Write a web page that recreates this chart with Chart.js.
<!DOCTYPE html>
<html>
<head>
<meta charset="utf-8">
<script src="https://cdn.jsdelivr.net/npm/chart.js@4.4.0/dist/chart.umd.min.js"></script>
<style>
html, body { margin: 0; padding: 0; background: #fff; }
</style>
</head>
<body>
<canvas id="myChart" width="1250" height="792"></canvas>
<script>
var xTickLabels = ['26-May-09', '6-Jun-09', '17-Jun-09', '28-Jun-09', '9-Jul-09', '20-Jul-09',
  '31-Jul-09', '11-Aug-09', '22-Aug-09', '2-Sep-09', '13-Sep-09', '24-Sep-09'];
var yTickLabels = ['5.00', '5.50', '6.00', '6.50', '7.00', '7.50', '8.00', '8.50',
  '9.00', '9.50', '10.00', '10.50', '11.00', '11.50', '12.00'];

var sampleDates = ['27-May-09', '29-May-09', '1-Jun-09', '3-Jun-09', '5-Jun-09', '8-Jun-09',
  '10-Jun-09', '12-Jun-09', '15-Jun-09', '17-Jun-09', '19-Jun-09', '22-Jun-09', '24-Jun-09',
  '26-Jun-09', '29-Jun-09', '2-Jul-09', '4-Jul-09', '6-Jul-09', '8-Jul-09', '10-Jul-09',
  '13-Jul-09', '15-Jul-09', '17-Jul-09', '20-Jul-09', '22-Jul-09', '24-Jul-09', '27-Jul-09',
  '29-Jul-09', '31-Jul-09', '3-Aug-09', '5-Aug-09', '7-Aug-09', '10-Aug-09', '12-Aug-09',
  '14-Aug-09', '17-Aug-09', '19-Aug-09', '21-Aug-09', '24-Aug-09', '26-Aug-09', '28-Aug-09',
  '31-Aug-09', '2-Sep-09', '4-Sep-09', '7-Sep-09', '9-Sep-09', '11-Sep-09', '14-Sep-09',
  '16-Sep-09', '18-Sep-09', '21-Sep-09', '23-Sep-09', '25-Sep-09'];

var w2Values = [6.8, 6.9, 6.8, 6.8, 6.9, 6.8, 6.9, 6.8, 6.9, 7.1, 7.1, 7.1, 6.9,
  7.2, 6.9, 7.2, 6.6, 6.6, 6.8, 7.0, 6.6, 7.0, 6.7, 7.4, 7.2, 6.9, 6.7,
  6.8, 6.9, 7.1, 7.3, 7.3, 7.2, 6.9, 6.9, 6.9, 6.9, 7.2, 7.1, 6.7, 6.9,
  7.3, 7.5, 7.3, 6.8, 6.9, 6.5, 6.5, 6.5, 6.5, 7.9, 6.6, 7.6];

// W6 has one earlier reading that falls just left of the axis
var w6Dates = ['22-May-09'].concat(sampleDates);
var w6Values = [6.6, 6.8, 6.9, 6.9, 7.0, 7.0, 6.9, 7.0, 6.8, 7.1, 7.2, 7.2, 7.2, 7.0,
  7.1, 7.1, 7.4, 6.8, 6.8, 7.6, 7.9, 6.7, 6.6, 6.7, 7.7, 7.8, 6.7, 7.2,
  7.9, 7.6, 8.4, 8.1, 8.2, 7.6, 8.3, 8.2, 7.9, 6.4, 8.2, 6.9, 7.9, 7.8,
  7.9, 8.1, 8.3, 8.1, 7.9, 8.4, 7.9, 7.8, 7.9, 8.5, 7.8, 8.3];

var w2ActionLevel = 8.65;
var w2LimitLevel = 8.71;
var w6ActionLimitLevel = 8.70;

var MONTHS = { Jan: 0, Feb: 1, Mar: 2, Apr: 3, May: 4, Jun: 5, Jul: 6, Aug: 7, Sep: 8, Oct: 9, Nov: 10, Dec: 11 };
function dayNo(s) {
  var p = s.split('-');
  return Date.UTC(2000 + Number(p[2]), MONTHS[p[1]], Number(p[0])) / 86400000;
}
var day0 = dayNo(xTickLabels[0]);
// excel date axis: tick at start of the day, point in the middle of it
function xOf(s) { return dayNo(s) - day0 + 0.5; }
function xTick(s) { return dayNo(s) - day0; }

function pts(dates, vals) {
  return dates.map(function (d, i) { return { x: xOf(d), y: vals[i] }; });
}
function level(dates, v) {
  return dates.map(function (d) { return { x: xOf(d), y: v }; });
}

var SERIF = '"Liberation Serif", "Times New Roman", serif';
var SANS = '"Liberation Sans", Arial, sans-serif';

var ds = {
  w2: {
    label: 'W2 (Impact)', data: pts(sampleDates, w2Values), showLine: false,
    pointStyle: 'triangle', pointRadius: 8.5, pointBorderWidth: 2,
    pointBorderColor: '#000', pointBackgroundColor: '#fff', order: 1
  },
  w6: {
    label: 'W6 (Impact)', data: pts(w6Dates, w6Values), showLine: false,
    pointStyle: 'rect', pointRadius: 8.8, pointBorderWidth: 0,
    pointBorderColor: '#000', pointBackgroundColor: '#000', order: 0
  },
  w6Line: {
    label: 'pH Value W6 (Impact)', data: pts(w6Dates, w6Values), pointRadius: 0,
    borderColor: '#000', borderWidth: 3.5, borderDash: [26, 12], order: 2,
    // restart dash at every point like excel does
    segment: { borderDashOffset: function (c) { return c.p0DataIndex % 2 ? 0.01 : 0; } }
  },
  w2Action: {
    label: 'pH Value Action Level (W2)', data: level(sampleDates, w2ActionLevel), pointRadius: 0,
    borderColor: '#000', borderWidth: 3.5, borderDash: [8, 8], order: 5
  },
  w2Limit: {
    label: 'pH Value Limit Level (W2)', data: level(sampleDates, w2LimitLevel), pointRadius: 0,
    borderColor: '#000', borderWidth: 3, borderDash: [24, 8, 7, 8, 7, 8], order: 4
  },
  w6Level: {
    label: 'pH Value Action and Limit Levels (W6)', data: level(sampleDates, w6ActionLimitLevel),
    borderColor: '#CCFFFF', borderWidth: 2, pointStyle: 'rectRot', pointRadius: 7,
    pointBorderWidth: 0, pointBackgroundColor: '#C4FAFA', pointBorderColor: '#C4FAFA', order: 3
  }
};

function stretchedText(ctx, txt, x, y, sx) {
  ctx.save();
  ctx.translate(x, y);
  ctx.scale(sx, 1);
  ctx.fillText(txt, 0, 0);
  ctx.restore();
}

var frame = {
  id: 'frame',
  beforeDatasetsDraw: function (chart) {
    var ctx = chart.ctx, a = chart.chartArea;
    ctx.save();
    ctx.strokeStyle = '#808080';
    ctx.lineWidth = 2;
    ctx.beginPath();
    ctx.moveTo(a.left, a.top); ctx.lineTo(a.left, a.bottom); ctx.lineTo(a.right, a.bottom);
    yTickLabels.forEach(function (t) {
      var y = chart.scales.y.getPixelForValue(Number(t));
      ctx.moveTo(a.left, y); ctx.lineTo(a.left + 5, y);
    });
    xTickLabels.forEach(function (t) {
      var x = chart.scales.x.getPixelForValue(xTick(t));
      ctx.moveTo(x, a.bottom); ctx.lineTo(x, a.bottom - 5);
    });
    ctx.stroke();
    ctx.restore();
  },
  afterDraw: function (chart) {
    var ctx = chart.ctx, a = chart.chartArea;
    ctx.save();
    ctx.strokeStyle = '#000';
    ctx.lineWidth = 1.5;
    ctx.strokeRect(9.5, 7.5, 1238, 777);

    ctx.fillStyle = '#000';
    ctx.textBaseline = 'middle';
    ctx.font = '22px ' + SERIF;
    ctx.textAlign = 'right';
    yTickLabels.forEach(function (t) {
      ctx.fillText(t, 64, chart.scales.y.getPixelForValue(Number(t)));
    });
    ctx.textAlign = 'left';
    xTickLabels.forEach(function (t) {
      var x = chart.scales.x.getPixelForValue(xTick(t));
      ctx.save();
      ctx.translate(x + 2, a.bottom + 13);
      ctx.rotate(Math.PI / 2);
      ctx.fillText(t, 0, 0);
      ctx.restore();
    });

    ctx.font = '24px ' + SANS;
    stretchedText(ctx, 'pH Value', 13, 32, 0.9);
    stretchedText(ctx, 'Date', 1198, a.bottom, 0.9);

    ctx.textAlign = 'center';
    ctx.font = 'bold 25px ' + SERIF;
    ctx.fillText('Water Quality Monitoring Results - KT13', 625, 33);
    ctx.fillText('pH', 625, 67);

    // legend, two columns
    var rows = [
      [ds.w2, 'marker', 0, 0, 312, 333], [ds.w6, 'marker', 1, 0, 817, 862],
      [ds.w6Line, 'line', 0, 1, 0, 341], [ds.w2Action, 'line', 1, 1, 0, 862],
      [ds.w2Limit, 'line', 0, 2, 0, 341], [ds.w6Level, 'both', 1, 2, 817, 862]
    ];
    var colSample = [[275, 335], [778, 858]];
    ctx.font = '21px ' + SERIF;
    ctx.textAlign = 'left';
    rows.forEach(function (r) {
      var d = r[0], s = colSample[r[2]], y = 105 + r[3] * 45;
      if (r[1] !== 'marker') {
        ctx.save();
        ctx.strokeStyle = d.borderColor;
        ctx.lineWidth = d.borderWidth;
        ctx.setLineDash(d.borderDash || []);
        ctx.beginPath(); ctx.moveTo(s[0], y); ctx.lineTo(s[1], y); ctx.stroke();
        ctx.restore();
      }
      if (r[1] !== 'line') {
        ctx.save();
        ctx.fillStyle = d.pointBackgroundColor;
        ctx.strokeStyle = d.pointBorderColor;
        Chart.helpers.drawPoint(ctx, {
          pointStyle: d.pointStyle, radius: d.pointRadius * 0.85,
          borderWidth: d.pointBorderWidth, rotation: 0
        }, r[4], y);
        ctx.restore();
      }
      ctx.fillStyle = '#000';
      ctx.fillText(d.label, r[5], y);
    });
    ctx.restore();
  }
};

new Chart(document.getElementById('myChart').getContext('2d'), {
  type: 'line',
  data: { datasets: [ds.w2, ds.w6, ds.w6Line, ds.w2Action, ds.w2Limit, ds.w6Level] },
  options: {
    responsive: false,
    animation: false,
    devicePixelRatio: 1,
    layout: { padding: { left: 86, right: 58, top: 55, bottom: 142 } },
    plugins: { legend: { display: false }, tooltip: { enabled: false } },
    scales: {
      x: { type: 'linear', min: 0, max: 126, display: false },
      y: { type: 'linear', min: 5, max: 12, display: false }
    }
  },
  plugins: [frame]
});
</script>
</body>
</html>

────

▸ **Your instructions**: Write out, exactly and with nothing else, the lines of the listing above from its first line through the line with "7.9, 6.6, 7.6];".

▸ **Response to this task**:
Write a web page that recreates this chart with Chart.js.
<!DOCTYPE html>
<html>
<head>
<meta charset="utf-8">
<script src="https://cdn.jsdelivr.net/npm/chart.js@4.4.0/dist/chart.umd.min.js"></script>
<style>
html, body { margin: 0; padding: 0; background: #fff; }
</style>
</head>
<body>
<canvas id="myChart" width="1250" height="792"></canvas>
<script>
var xTickLabels = ['26-May-09', '6-Jun-09', '17-Jun-09', '28-Jun-09', '9-Jul-09', '20-Jul-09',
  '31-Jul-09', '11-Aug-09', '22-Aug-09', '2-Sep-09', '13-Sep-09', '24-Sep-09'];
var yTickLabels = ['5.00', '5.50', '6.00', '6.50', '7.00', '7.50', '8.00', '8.50',
  '9.00', '9.50', '10.00', '10.50', '11.00', '11.50', '12.00'];

var sampleDates = ['27-May-09', '29-May-09', '1-Jun-09', '3-Jun-09', '5-Jun-09', '8-Jun-09',
  '10-Jun-09', '12-Jun-09', '15-Jun-09', '17-Jun-09', '19-Jun-09', '22-Jun-09', '24-Jun-09',
  '26-Jun-09', '29-Jun-09', '2-Jul-09', '4-Jul-09', '6-Jul-09', '8-Jul-09', '10-Jul-09',
  '13-Jul-09', '15-Jul-09', '17-Jul-09', '20-Jul-09', '22-Jul-09', '24-Jul-09', '27-Jul-09',
  '29-Jul-09', '31-Jul-09', '3-Aug-09', '5-Aug-09', '7-Aug-09', '10-Aug-09', '12-Aug-09',
  '14-Aug-09', '17-Aug-09', '19-Aug-09', '21-Aug-09', '24-Aug-09', '26-Aug-09', '28-Aug-09',
  '31-Aug-09', '2-Sep-09', '4-Sep-09', '7-Sep-09', '9-Sep-09', '11-Sep-09', '14-Sep-09',
  '16-Sep-09', '18-Sep-09', '21-Sep-09', '23-Sep-09', '25-Sep-09'];

var w2Values = [6.8, 6.9, 6.8, 6.8, 6.9, 6.8, 6.9, 6.8, 6.9, 7.1, 7.1, 7.1, 6.9,
  7.2, 6.9, 7.2, 6.6, 6.6, 6.8, 7.0, 6.6, 7.0, 6.7, 7.4, 7.2, 6.9, 6.7,
  6.8, 6.9, 7.1, 7.3, 7.3, 7.2, 6.9, 6.9, 6.9, 6.9, 7.2, 7.1, 6.7, 6.9,
  7.3, 7.5, 7.3, 6.8, 6.9, 6.5, 6.5, 6.5, 6.5, 7.9, 6.6, 7.6];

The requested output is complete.